Chase Pearson hadn’t been expecting a call when USA Hockey’s Jim Johannson dialed him in late August.

That day, Pearson was formally invited to participate in the CCM/USA Hockey All-American Prospects Game, a contest featuring the top 42 American prospects eligible for the 2015 NHL Entry Draft. Surprised and ecstatic, Pearson quickly began to spread the word.


The first person to find out was his father, Scott, who was with his son at the time of the call but was significantly less surprised. He had known for some time about the game and knew furthermore that his son had a shot at being invited, but had kept quiet about the possibility so as to not raise Chase’s expectation. If it was going to happen, Scott thought, it was going to happen.

It did happen, and when Chase takes the First Niagara Center ice on September 25 it will mark the first opportunity for Scott Pearson to watch his son skate in the city he once played in. Scott spent parts of two seasons as a player for the Buffalo Sabres from 1994-96, collecting seven points (6+1) in 41 games.

For father and son alike, the experience will be special.

“Not a lot of people get to experience this and obviously my dad skated where I’m playing now. It’s going to be great, I’m pretty excited for it,” Chase said. “He’s told me that it’s pretty special what I’m doing and that not a lot of kids get to do it so make the most of the opportunity.”

A lifetime of hard work is what earned Chase the opportunity, much of which stemmed from growing up in the same house as a former professional hockey player. While athletes’ children might sometimes miss out on time with their parents due to the demand of their careers, Scott retired while Chase was still young and was able to coach him in minor hockey with the Atlanta Fire.

That advantage, Chase says, didn’t always fall in line with his youthful aspirations. On nights before a tournament, for example, his father might encourage him to stay in and rest rather than go out and play street hockey. It wasn’t what he wanted at the time, sure, but it was what was best.

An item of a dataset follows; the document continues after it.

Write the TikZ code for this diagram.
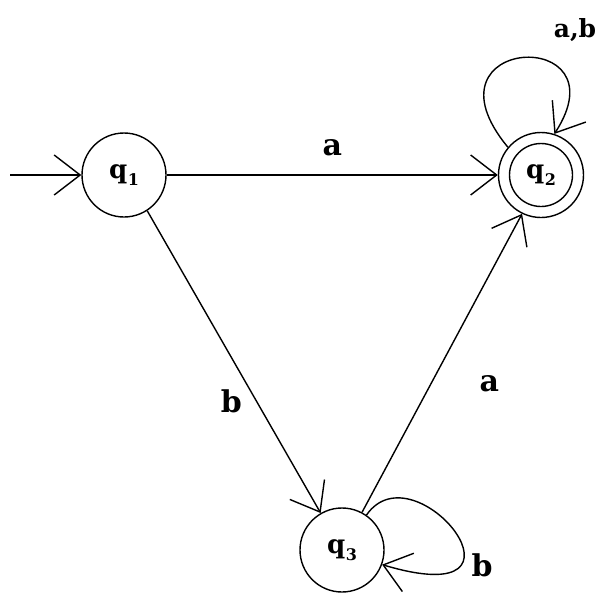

“He knows what it takes to make it,” Chase said. “Little things like that, he’ll say ‘it’s best for your interest and my best interest to get the rest and it’s going to pay off down the road.’”

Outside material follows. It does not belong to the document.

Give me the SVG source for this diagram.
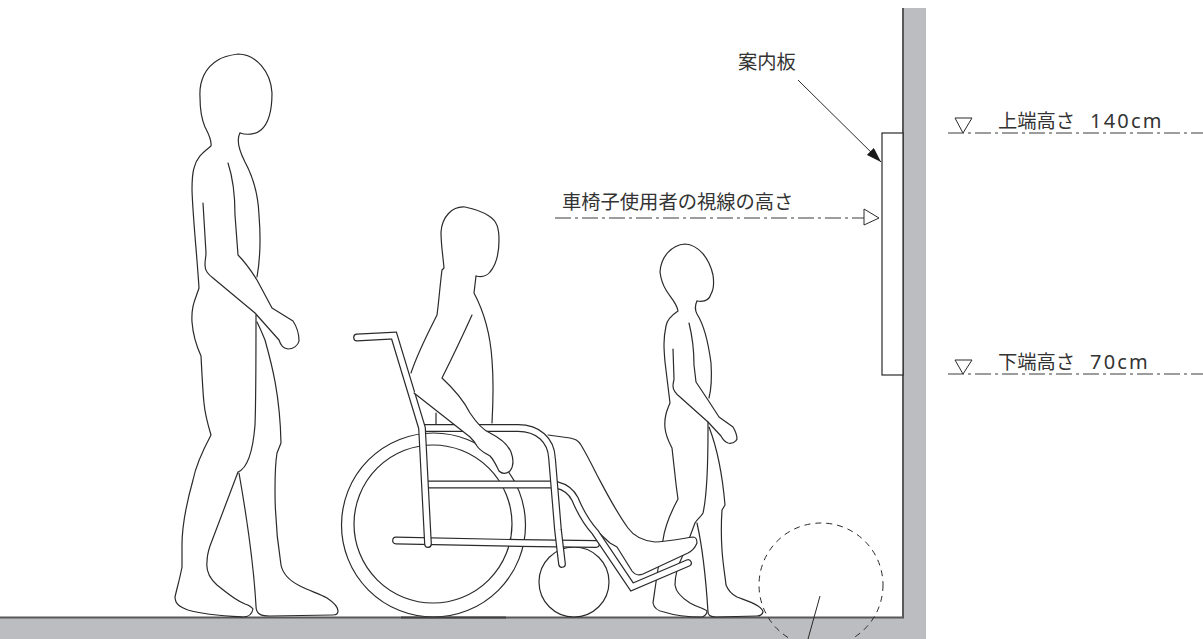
<svg xmlns="http://www.w3.org/2000/svg" xmlns:xlink="http://www.w3.org/1999/xlink" width="1203" height="639" viewBox="0 0 1203 639">
<style>
.f{fill:none;stroke:#2a2a2a;stroke-width:1.2;stroke-linejoin:round;stroke-linecap:round}
.w{fill:#fff;stroke:#2a2a2a;stroke-width:1.2;stroke-linejoin:round;stroke-linecap:round}
.to{fill:none;stroke:#2a2a2a;stroke-width:7.8;stroke-linecap:round;stroke-linejoin:miter}
.ti{fill:none;stroke:#fff;stroke-width:5.4;stroke-linecap:round;stroke-linejoin:miter}
.dd{fill:none;stroke:#3a3a3a;stroke-width:1;stroke-dasharray:16 4 3 4}
.t{font-family:"Noto Sans CJK JP","Noto Sans",sans-serif;font-size:19.3px;font-weight:400;fill:#333}
.n{font-family:"Noto Sans","Noto Sans CJK JP",sans-serif;font-size:20px;font-weight:400;fill:#333;letter-spacing:2.2px}
.tri{fill:#fff;stroke:#2a2a2a;stroke-width:1}
</style>
<defs>
<marker id="ah" markerUnits="userSpaceOnUse" markerWidth="16" markerHeight="10" refX="15" refY="5" orient="auto"><path d="M0 0L15 5L0 10Z" fill="#1a1a1a"/></marker>
<path id="t1" d="M396 540.5L520 543L596 544"/>
<path id="t2" d="M428 484.5H555"/>
<path id="t3" d="M557 485C565 487 571 491 575 499C580 511 586 522 595 532L632 587L688 563"/>
<path id="t4" d="M424 428H518C538 428 551 440 552 458L558 530L562 564"/>
<path id="t5" d="M357 337.5L394 335.5L422 428L428 544"/>
</defs>
<g id="building">
<path d="M904 8H926V639H0V617H904Z" fill="#bcbdc0"/>
<path d="M903 8V617.500H0" fill="none" stroke="#58585a" stroke-width="2"/>
</g>
<g id="sign">
<rect x="882" y="133" width="21" height="242" fill="#fff" stroke="#2a2a2a" stroke-width="1.200"/>
</g>
<g id="adult">
<path class="f" d="M240 133C246 135 255 135 261 130C268 124 272 110 272 93C271 72 256 54 238 54C231 55 224 56 218 60C206 67 199 80 200 97C200 110 202 120 205 127C208 133 212 140 211 146C205 151 197 156 194 168C192 175 192 180 192 190C193 220 197 255 199 288C196 298 191 305 192 322C193 335 196 345 201 356C202 375 203 395 204 403C205 415 208 425 211 435C203 450 196 465 193 480C186 505 182 525 182 545L182 567C180 578 177 588 175 597C175 604 180 607 188 610C205 615 225 616 243 617C248 617 252 614 253 609C251 606 248 605 245 604C235 600 226 592 217 585C209 578 206 570 207 562C207 555 208 552 210 546L238 472C248 468 253 450 255 425C256 400 256 365 256 315"/>
<path class="f" d="M240 133C237 138 238 148 245 162C252 175 258 190 259 215C261 240 260 260 257 277"/>
<path class="f" d="M228 163C233 178 235 195 235 215L238 255C246 263 252 272 257 280L272 308L293 321C297 327 299 333 299 341C298 346 293 349 288 349C283 348 281 346 279 340L255 313L213 278C208 274 205 271 205 265C205 259 206 257 206 253L203 203"/>
<path class="f" d="M257 322C260 328 263 335 265 340C272 365 280 395 281 443L277 453C275 465 275 475 275 490C275 515 277 540 281 565C283 575 290 581 300 586C310 591 320 594 327 598C333 602 338 606 338 611C338 614 336 615 333 615L270 616C262 616 256 615 256 606C254 570 249 530 239 473"/>
</g>
<g id="child">
<path class="f" d="M697 301C703 302 709 301 711 294C714 289 714 282 713 275C709 257 698 245 685 244C672 245 661 256 660 272C661 280 663 285 666 290C670 297 677 303 678 311C672 315 667 319 666 326C663 340 664 350 665 362L670 403C667 410 664 417 665 428C666 437 669 442 672 448L675 475C676 485 677 492 678 499C671 512 665 525 663 540C659 560 656 582 653 603C654 608 658 611 664 612C676 616 690 617 702 617C705 616 707 614 707 611C703 608 697 607 690 603C682 598 676 593 675 585C675 575 678 565 683 555L695 523C698 518 701 517 703 513C706 500 708 480 708 430L708 422"/>
<path class="f" d="M697 301C695 305 695 310 697 314C704 325 708 340 711 363C712 378 711 390 709 398"/>
<path class="f" d="M689 323C692 335 694 350 694 365L696 382C700 388 704 394 708 400L719 417L733 427C736 432 737 436 737 439C736 442 732 444 728 443C725 442 723 440 721 436L708 422L680 397C675 393 673 390 673 386C673 382 674 381 674 379L673 349"/>
<path class="f" d="M709 427C716 445 722 470 725 505L722 510C721 525 721 535 722 550C723 565 725 575 726 585C728 590 731 594 737 597C745 600 752 602 758 606C761 608 763 610 763 612C762 615 760 616 757 616L716 617C711 617 708 615 708 612C706 580 703 550 697 523"/>
</g>
<g id="wheelchair-user">
<circle class="f" cx="433.500" cy="525" r="92"/>
<circle class="f" cx="433" cy="524" r="79"/>
<circle class="f" cx="574" cy="582" r="35"/>
<path d="M401 617.500H506" stroke="#404042" stroke-width="2"/>
<path class="f" d="M476 276C480 277 486 277 490 272C496 265 499 252 499 240C499 228 497 221 489 216C483 212 475 209 465 207C452 206 442 217 441 232C441 245 443 256 444 268L442 270C440 285 439 300 437 315C428 333 418 352 411 373"/>
<path class="f" d="M476 276L474 293C482 308 490 330 492 360C494 385 493 405 492 423"/>
<path class="f" d="M436 413V424"/>
<path class="w" d="M548 435L570 438C575 439 578 440 581 445C587 455 592 465 597 475C605 490 615 510 628 528C635 538 645 541 655 542C665 542 680 539 693 537C696 537 697 540 697 543C695 548 692 551 688 553L643 574C638 576 635 575 632 571L617 547L610 543L588 523"/>
<use href="#t1" class="to"/><use href="#t1" class="ti"/>
<use href="#t2" class="to"/><use href="#t2" class="ti"/>
<use href="#t3" class="to"/><use href="#t3" class="ti"/>
<use href="#t4" class="to"/><use href="#t4" class="ti"/>
<use href="#t5" class="to"/><use href="#t5" class="ti"/>
<path class="w" d="M472 315C463 335 452 358 442 378C455 390 465 403 470 413C476 422 483 430 490 433C500 438 508 445 511 452C514 460 513 467 510 471C506 474 502 474 499 471C496 465 494 460 490 456C485 453 480 451 477 446C475 442 473 440 470 437L414 393"/>
</g>
<g id="connectors">
<path d="M798 80L881 162" fill="none" stroke="#2a2a2a" stroke-width="1" marker-end="url(#ah)"/>
<path class="dd" d="M555 218H864"/>
<path class="tri" d="M864 209L879 218L864 225Z"/>
<path class="dd" d="M948 133H1203"/>
<path class="tri" d="M955 118H972L963 133Z"/>
<path class="dd" d="M948 374H1203"/>
<path class="tri" d="M955 360H972L963 374Z"/>
<circle cx="821" cy="585" r="62" fill="none" stroke="#2a2a2a" stroke-width="1" stroke-dasharray="6 5"/>
<path d="M820 596L808 639" fill="none" stroke="#2a2a2a" stroke-width="1"/>
</g>
<g id="labels">
<text class="t" x="738" y="69">案内板</text>
<text class="t" x="562" y="209">車椅子使用者の視線の高さ</text>
<text class="t" x="998" y="128">上端高さ</text>
<text class="n" x="1090" y="128">140cm</text>
<text class="t" x="998" y="369">下端高さ</text>
<text class="n" x="1090" y="369">70cm</text>
</g>
</svg>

The rest has paid off, but so has years of work and dedication by Chase towards perfecting his craft. It was his son’s work ethic that made it apparent to Scott at an early age what kind of potential Chase might have. Three mornings a week, the two would work together before school. Combine that commitment with weeknight practices and weekend games, and Chase’s passion was evident.

Chase had no shortage of examples to follow, either. Whether it was seeing his dad spend time with his good friend Adam Foote or having dinner with other players, Chase has had the benefit of being around professional hockey personalities that have taught him how to behave as a pro.

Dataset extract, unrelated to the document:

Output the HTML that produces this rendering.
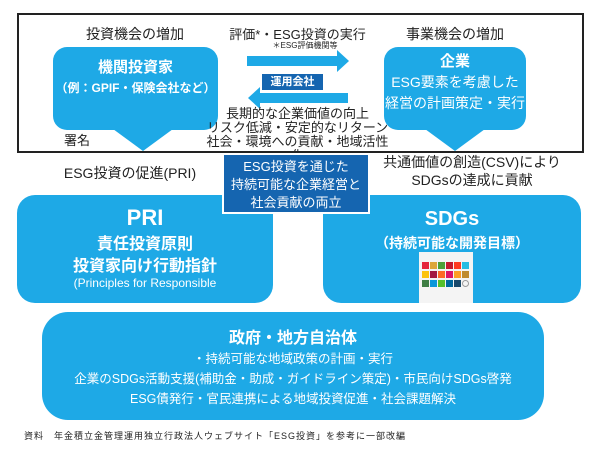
<!DOCTYPE html><html><head><meta charset="utf-8"><style>
body{margin:0;width:600px;height:449px;background:#fff;position:relative;overflow:hidden;font-family:"Liberation Sans","Noto Sans CJK JP",sans-serif;color:#222}
div{position:absolute;box-sizing:border-box}
.c{text-align:center}
.b{background:#1ea9e6;color:#fff}
</style></head><body>
<div style="left:17px;top:13px;width:567px;height:140px;border:2px solid #222"></div>
<div class="c" style="left:70px;top:24px;width:130px;font-size:14px">投資機会の増加</div>
<div class="c" style="left:215px;top:24px;width:165px;font-size:13px">評価*・ESG投資の実行</div>
<div class="c" style="left:250px;top:40px;width:110px;font-size:8px">＊ESG評価機関等</div>
<div class="c" style="left:385px;top:24px;width:140px;font-size:14px">事業機会の増加</div>
<div class="b c" style="left:53px;top:47px;width:165px;height:83px;border-radius:14px;padding-top:11px;font-weight:bold;font-size:15px;line-height:20px">機関投資家<br><span style="font-size:12px">（例：GPIF・保険会社など）</span></div>
<div style="left:113px;top:129px;width:0;height:0;border-left:30px solid transparent;border-right:30px solid transparent;border-top:22px solid #1ea9e6"></div>
<div style="left:64px;top:130px;font-size:13px">署名</div>
<div class="b" style="left:247px;top:56px;width:90px;height:10px"></div>
<div style="left:337px;top:50px;border-top:11px solid transparent;border-bottom:11px solid transparent;border-left:12px solid #1ea9e6"></div>
<div class="c" style="left:262px;top:74px;width:61px;height:16px;background:#1565b0;color:#fff;font-size:11px;line-height:16px;font-weight:bold">運用会社</div>
<div class="b" style="left:260px;top:93px;width:88px;height:10px"></div>
<div style="left:248px;top:87px;border-top:11px solid transparent;border-bottom:11px solid transparent;border-right:12px solid #1ea9e6"></div>
<div class="c" style="left:205px;top:107px;width:185px;font-size:13px;line-height:14px">長期的な企業価値の向上<br>リスク低減・安定的なリターン<br>社会・環境への貢献・地域活性化</div>
<div class="b c" style="left:384px;top:47px;width:142px;height:83px;border-radius:14px;padding-top:5px;font-weight:bold;font-size:15px;line-height:20px">企業<br><span style="font-size:14px;font-weight:normal">ESG要素を考慮した<br>経営の計画策定・実行</span></div>
<div style="left:425px;top:129px;border-left:30px solid transparent;border-right:30px solid transparent;border-top:22px solid #1ea9e6"></div>
<div class="c" style="left:40px;top:163px;width:180px;font-size:14px">ESG投資の促進(PRI)</div>
<div class="c" style="left:372px;top:153px;width:200px;font-size:14px;line-height:18px">共通価値の創造(CSV)により<br>SDGsの達成に貢献</div>
<div class="b" style="left:17px;top:195px;width:256px;height:108px;border-radius:18px"></div>
<div class="b" style="left:323px;top:195px;width:258px;height:108px;border-radius:18px"></div>
<div class="c" style="left:222px;top:153px;width:148px;height:61px;background:#1565b0;color:#fff;border:2px solid #fff;font-size:13px;line-height:18px;padding-top:3px">ESG投資を通じた<br>持続可能な企業経営と<br>社会貢献の両立</div>
<div class="c" style="left:17px;top:205px;width:256px;color:#fff;font-weight:bold;font-size:22px;line-height:26px">PRI</div>
<div class="c" style="left:17px;top:234px;width:256px;color:#fff;font-weight:bold;font-size:16px;line-height:22px">責任投資原則<br>投資家向け行動指針</div>
<div class="c" style="left:17px;top:276px;width:256px;color:#fff;font-size:12px">(Principles for Responsible</div>
<div class="c" style="left:323px;top:207px;width:258px;color:#fff;font-weight:bold;font-size:20px;line-height:24px">SDGs</div>
<div class="c" style="left:323px;top:233px;width:258px;color:#fff;font-weight:bold;font-size:14px">（持続可能な開発目標）</div>
<div style="left:419px;top:252px;width:54px;height:51px;background:#f4f4f4;padding:10px 3px 0 3px">
<svg width="48" height="40"><g>
<rect x="0" y="0" width="7" height="7" fill="#e5243b"/><rect x="8" y="0" width="7" height="7" fill="#dda63a"/><rect x="16" y="0" width="7" height="7" fill="#4c9f38"/><rect x="24" y="0" width="7" height="7" fill="#c5192d"/><rect x="32" y="0" width="7" height="7" fill="#ff3a21"/><rect x="40" y="0" width="7" height="7" fill="#26bde2"/>
<rect x="0" y="9" width="7" height="7" fill="#fcc30b"/><rect x="8" y="9" width="7" height="7" fill="#a21942"/><rect x="16" y="9" width="7" height="7" fill="#fd6925"/><rect x="24" y="9" width="7" height="7" fill="#dd1367"/><rect x="32" y="9" width="7" height="7" fill="#fd9d24"/><rect x="40" y="9" width="7" height="7" fill="#bf8b2e"/>
<rect x="0" y="18" width="7" height="7" fill="#3f7e44"/><rect x="8" y="18" width="7" height="7" fill="#0a97d9"/><rect x="16" y="18" width="7" height="7" fill="#56c02b"/><rect x="24" y="18" width="7" height="7" fill="#00689d"/><rect x="32" y="18" width="7" height="7" fill="#19486a"/><circle cx="43.5" cy="21.5" r="3" fill="none" stroke="#999"/>
</g></svg></div>
<div class="b c" style="left:42px;top:312px;width:502px;height:108px;border-radius:26px;font-size:12.5px;line-height:20px;padding-top:17px"><b style="font-size:16px">政府・地方自治体</b><br>・持続可能な地域政策の計画・実行<br>企業のSDGs活動支援(補助金・助成・ガイドライン策定)・市民向けSDGs啓発<br>ESG債発行・官民連携による地域投資促進・社会課題解決</div>
<div style="left:24px;top:429px;font-size:9px;letter-spacing:1px">資料　年金積立金管理運用独立行政法人ウェブサイト「ESG投資」を参考に一部改編</div>
</body></html>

“Every person is different. With each of the guys, what I find when I meet them is they’re always respectful no matter who they’re talking too, they’re the nicest guys,” Chase said. “There’s never not enough time for anybody. Anyone who plays in the NHL is a special person and the people I’ve been able to meet through my dad, they’re really good people.”

While Chase will be eligible for next year’s NHL Draft, his father expects his son to move slowly in the process towards becoming a professional. He still has two years of high school remaining and will play for the Youngstown Phantoms of the USHL this season before trying to obtain a scholarship to play college hockey at the D-I level.

But for now, the focus remains on putting forth a strong showing among the nation’s top prospects in Buffalo on September 25. Chase sees the game as an opportunity to show off his skills to NHL scouts and prove to himself that he truly is in the same category as the other great players who have been invited.

His father, meanwhile, will be in the stands, watching as the Pearson name returns to the ice in Buffalo.

“It’s pretty special,” Scott said. “I think it will be pretty humbling to be there, just watching him skate around with your name on the back.”